In the summer of 1929 Dali had an affair with Gala Eluard and they got married in 1958. Gala became Dali's muse, he also used her as a model in many of his paintings and she even saved him from a serious mental crisis. Once married Gala became very greedy and encouraged him to commercialise, but she also often made his art seem less important than it really was. Gala died in 1982 and Dali was crushed by this, but he was also partly to blame. Dali sadly died on the 29 January 1989 at the age of eighty-five, he is buried in his native Catalan town of Figueros in the Dali Museum.
I have chosen this particular Dali painting to write about because I thought it was eye catching and a bit different to his other paintings. Usually Dali paintings have many things happening in them or have hidden depths, but 'The Face Of War' is quite straight forward.
The eyes and the mouth spaces have skull shapes within them. This is symbolising infinite death. The skulls get smaller and smaller in the eye spaces but not in the mouth space. Each skull has a different expression. The mouth of the skull in the right eye space has a skull, which looks like it is screaming.

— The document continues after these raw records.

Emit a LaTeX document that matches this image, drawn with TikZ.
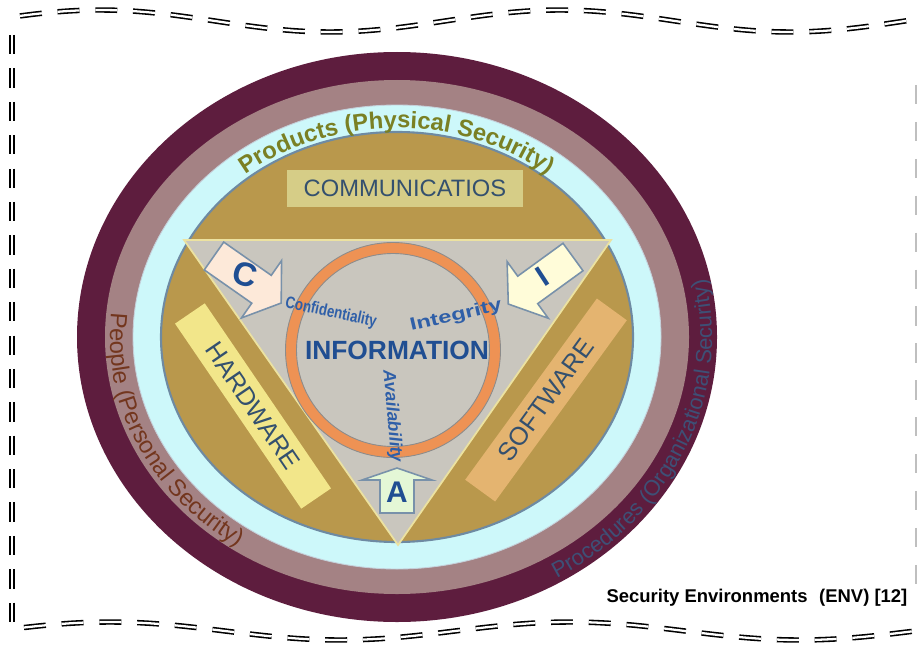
\documentclass[tikz,border=0pt]{standalone}
\usepackage{fontspec}
\setmainfont{Liberation Sans}
\usepackage{xcolor}
\usepackage{tikz}
\usetikzlibrary{decorations.text}

\definecolor{envmaroon}{RGB}{94,29,62}
\definecolor{envmauve}{RGB}{164,130,132}
\definecolor{envcyan}{RGB}{205,248,250}
\definecolor{envgold}{RGB}{185,152,76}
\definecolor{ringline}{RGB}{110,138,162}
\definecolor{trigray}{RGB}{201,198,190}
\definecolor{tririm}{RGB}{236,226,160}
\definecolor{infoorange}{RGB}{238,146,84}
\definecolor{infoblue}{RGB}{32,78,146}
\definecolor{ciablue}{RGB}{47,95,168}
\definecolor{slateblue}{RGB}{52,80,110}
\definecolor{hwyellow}{RGB}{242,230,138}
\definecolor{swtan}{RGB}{228,180,112}
\definecolor{commkhaki}{RGB}{214,205,135}
\definecolor{arrowpeach}{RGB}{253,233,217}
\definecolor{arrowcream}{RGB}{255,252,217}
\definecolor{arrowgreen}{RGB}{228,247,214}
\definecolor{arrowrim}{RGB}{120,145,170}
\definecolor{prodolive}{RGB}{122,128,36}
\definecolor{peoplebrown}{RGB}{115,54,30}
\definecolor{procslate}{RGB}{62,80,118}

\tikzset{
	border/.style={draw=black, line width=0.9pt, double=white, double distance=1.3pt, dash pattern=on 12.5pt off 9pt},
	rightedge/.style={draw=black!25, line width=0.8pt, dash pattern=on 11pt off 10pt},
	arrowline/.style={draw=arrowrim, line width=0.9pt, line join=miter},
	bar/.style={inner sep=0pt, minimum height=0.72cm, minimum width=4.48cm, text=slateblue, font=\fontsize{14.5}{14.5}\selectfont},
	letter/.style={text=infoblue, font=\fontsize{19}{19}\selectfont\bfseries},
	cia/.style={text=ciablue, inner sep=0pt, font=\fontsize{9.5}{9.5}\selectfont\bfseries}
}

\begin{document}
\begin{tikzpicture}[x=0.2mm,y=0.2mm]
	\useasboundingbox (0,0) rectangle (918,644);
	\foreach \rx/\ry/\col in {320/285/envmaroon,292/257/envmauve,264/232/envcyan,236/205/envgold}
	{
		\fill[\col] (397,307) ellipse[x radius=\rx, y radius=\ry];
	}
	\draw[ringline, line width=1.2pt] (397,307) ellipse[x radius=236, y radius=205];
	\draw[ringline!40, line width=0.5pt] (397,307) ellipse[x radius=264, y radius=232];

	\path[decorate, decoration={text along path, text align=center,
		text={|\fontsize{13.5}{13.5}\selectfont\bfseries\color{prodolive}|Products (Physical Security)}}]
		(397,307) ++(150:240 and 209) arc[start angle=150, end angle=30, x radius=240, y radius=209];
	\path[decorate, decoration={text along path, text align=center,
		text={|\fontsize{13.5}{13.5}\selectfont\color{peoplebrown}|People (Personal Security)}}]
		(397,307) ++(166:287 and 252) arc[start angle=166, end angle=244, x radius=287, y radius=252];
	\path[decorate, decoration={text along path, text align=center,
		text={|\fontsize{12.5}{12.5}\selectfont\color{procslate}|Procedures (Organizational Security)}}]
		(397,307) ++(-66:315 and 280) arc[start angle=-66, end angle=19, x radius=315, y radius=280];

	\node[bar, fill=commkhaki, minimum width=4.72cm, minimum height=0.74cm, font=\fontsize{13.5}{13.5}\selectfont] (comm) at (405,455.5) {COMMUNICATIOS};
	\node[bar, fill=hwyellow, rotate=-55.7] (hw) at (253,238) {HARDWARE};
	\node[bar, fill=swtan, rotate=54, minimum height=0.74cm] (sw) at (546,244) {SOFTWARE};

	\draw[fill=trigray, draw=tririm, line width=1pt] (184,404) -- (611,404) -- (398,99) -- cycle;
	\fill[infoorange, even odd rule] (393,294) circle[radius=107.5] (393,294) circle[radius=96.5];
	\draw[black!45, line width=0.5pt] (393,294) circle[radius=107.5] (393,294) circle[radius=96.5];

	\foreach \px/\py/\ang/\len/\hd/\col in {214/388/-35/82/24/arrowpeach,573/387/216/80/24/arrowcream,397/131/90/45/12/arrowgreen}
	{
		\draw[arrowline, fill=\col, shift={(\px,\py)}, rotate=\ang] (0,-17) -- ({\len-\hd},-17) -- ({\len-\hd},-35) -- (\len,0) -- ({\len-\hd},35) -- ({\len-\hd},17) -- (0,17) -- cycle;
	}
	\node[letter, rotate=-15] (lc) at (245,369) {C};
	\node[letter, rotate=33, font=\fontsize{17}{17}\selectfont\bfseries] (li) at (542,367) {I};
	\node[letter, font=\fontsize{17}{17}\selectfont\bfseries] (la) at (397,152) {A};

	\node[text=infoblue, font=\fontsize{15}{15}\selectfont\bfseries] (info) at (397,294) {INFORMATION};
	\node[cia, rotate=-12, xscale=0.8] (conf) at (331,331) {Confidentiality};
	\node[cia, rotate=13, xscale=1.35, font=\fontsize{10}{10}\selectfont\bfseries] (integ) at (456,328) {Integrity};
	\node[cia, rotate=-85, font=\fontsize{10}{10}\selectfont\bfseries\itshape] (avail) at (392,228) {Availability};

	\node[font=\fontsize{10.5}{10.5}\selectfont\bfseries] (cap) at (757,46) {Security Environments\hspace{0.35em} (ENV) [12]};

	\draw[border] plot[domain=20:918, samples=80, smooth] (\x, {623+11*cos(0.7826*(\x-100))});
	\draw[border] plot[domain=24:918, samples=80, smooth] (\x, {13+9*cos(0.7826*(\x-110))});
	\draw[border, dash pattern=on 11pt off 8pt] (12,609) -- (12,16);
	\draw[rightedge] (916,559) -- (916,54);
\end{tikzpicture}
\end{document}
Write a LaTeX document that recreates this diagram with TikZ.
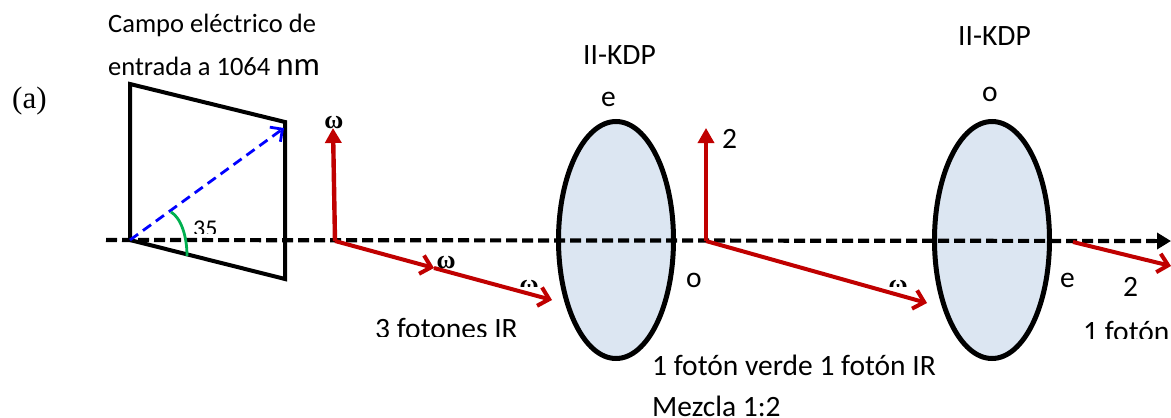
\documentclass[tikz,border=0pt]{standalone}
\usepackage{fontspec}
\setmainfont{Carlito}
\newfontfamily\serifface{Liberation Serif}
\usetikzlibrary{arrows.meta,shapes.geometric}
\definecolor{redline}{RGB}{192,0,0}
\definecolor{greenarc}{RGB}{0,176,80}
\definecolor{lensfill}{RGB}{220,230,242}
\tikzset{
  x=1pt,y=-1pt,
  label text/.style={inner sep=0pt,anchor=base west,font=\fontsize{29.5}{32}\selectfont},
  small text/.style={inner sep=0pt,anchor=base west,font=\fontsize{26.5}{30}\selectfont},
  omega text/.style={inner sep=0pt,anchor=center,font=\fontsize{26}{30}\selectfont\serifface\bfseries},
  lens/.style={ellipse,draw=black,fill=lensfill,line width=5pt,inner sep=0pt,minimum width=115pt,minimum height=237pt},
  frame line/.style={draw=black,line width=4pt,line join=miter},
  axis/.style={draw=black,line width=4.2pt,dash pattern=on 11pt off 5pt},
  red open/.style={draw=redline,line width=4pt,-{Straight Barb[length=10pt,width=19pt,line width=4pt]}},
  red solid/.style={draw=redline,line width=4.4pt,-{Triangle[length=15pt,width=16pt]}},
  blue vector/.style={draw=blue,line width=2.8pt,dash pattern=on 10pt off 6pt,-{Straight Barb[length=9pt,width=18pt,line width=2.8pt]}},
  axis tip/.style={draw=black,line width=4.2pt,-{Triangle[length=14pt,width=16pt]}}
}
\begin{document}
\begin{tikzpicture}
\useasboundingbox (0,0) rectangle (1171,418);
\fill[white] (0,0) rectangle (1171,418);
% lenses
\node[lens] (lensA) at (616,240) {};
\node[lens] (lensB) at (992,240) {};
% frame
\coordinate (q1) at (130,84);
\coordinate (q2) at (285,122);
\coordinate (q3) at (285,279);
\coordinate (q4) at (130,240);
\draw[frame line] (q1) -- (q2) -- (q3) -- (q4) -- cycle;
% axis
\coordinate (axL) at (106,240);
\coordinate (axM) at (1155,241);
\coordinate (axR) at (1171,241);
\draw[axis] (axL) -- (axM);
\draw[axis tip] (axM) -- (axR);
% blue vector and green angle
\coordinate (bv) at (284,128);
\draw[blue vector] (q4) -- (bv);
\coordinate (ga) at (171,212);
\coordinate (gb) at (187,256);
\draw[draw=greenarc,line width=2.8pt] (ga) .. controls (181,218) and (187,236) .. (gb);
% red vectors, first group
\coordinate (r1) at (335,241);
\coordinate (r1up) at (333,128);
\coordinate (r1m) at (434,268);
\coordinate (r1e) at (552,300);
\draw[red solid] (r1) -- (r1up);
\draw[red open] (r1) -- (r1m);
\draw[red open] (r1m) -- (r1e);
% red vectors, second group
\coordinate (r2) at (706,241);
\coordinate (r2up) at (706,128);
\coordinate (r2e) at (927,303);
\draw[red solid,line width=3.4pt] (r2) -- (r2up);
\draw[red open] (r2) -- (r2e);
% red vector, third
\coordinate (r3) at (1073,242);
\coordinate (r3e) at (1171,266);
\draw[red open] (r3) -- (r3e);
% labels
\node[small text] (t1) at (108,32) {Campo eléctrico de};
\node[small text] (t2) at (108,75) {entrada a 1064 \fontsize{33}{34}\selectfont nm};
\node[inner sep=0pt,anchor=base west,font=\fontsize{31}{34}\selectfont\serifface] (ta) at (12,108) {(a)};
\node[label text] (k1) at (583,64) {II-KDP};
\node[label text] (k2) at (958,45) {II-KDP};
\node[label text] (e1) at (601,106) {e};
\node[label text] (o2) at (982,101) {o};
\node[label text] (d1) at (722,148) {2};
\node[label text] (o1) at (686,287) {o};
\node[label text] (e2) at (1060,287) {e};
\node[label text] (d2) at (1123,296) {2};
\node[label text] (m1) at (652,375) {1 fotón verde 1 fotón IR};
\node[label text] (m2) at (652,416) {Mezcla 1:2};
\node[omega text] (w1) at (334,123) {ω};
\node[omega text] (w2) at (446,263) {ω};
% labels cut off at the bottom, as in the picture
\begin{scope}
\clip (185,215) rectangle (225,233);
\node[inner sep=0pt,anchor=base west,font=\fontsize{24}{26}\selectfont] (a35) at (193,236) {35};
\end{scope}
\begin{scope}
\clip (510,270) rectangle (545,286);
\node[omega text] (w3) at (529,287) {ω};
\end{scope}
\begin{scope}
\clip (880,270) rectangle (915,286);
\node[omega text] (w4) at (898,287) {ω};
\end{scope}
\begin{scope}
\clip (370,310) rectangle (525,336);
\node[label text] (t3) at (375,338) {3 fotones IR};
\end{scope}
\begin{scope}
\clip (1078,310) rectangle (1171,338);
\node[label text] (t4) at (1083,341) {1 fotón};
\end{scope}
\end{tikzpicture}
\end{document}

The same skull has an even smaller skull in its right eye, but it is too small to make out its expression. The skull inside the left eye space has most of its left cheek torn away.
The long hissing snakes in the painting are brown and look like there wooden, you can see the tales of two snakes heading into the left eye socket.
There is a handprint in the bottom left corner. The handprint looks incomplete, as there is no print of the middle part of the hand. I'm unsure of what the purpose of this is, if it has one, but it could symbolism a left over handprint of some of the innocent people who were slaughtered at war.
All the colours in this painting are earth colours; they are yellow and brown but the sky behind the skull-like head has a tint of blue in it. The tone on the skull-like head helps show up facial features and expressions, so you can see that it is frowning. The skulls in the right eye socket are much more lightly toned than the other skulls.
Dali is a well-known artist famous for his unique style of painting, he was a very talented artist and he must have had a very active imagination to come up with such peculiar paintings.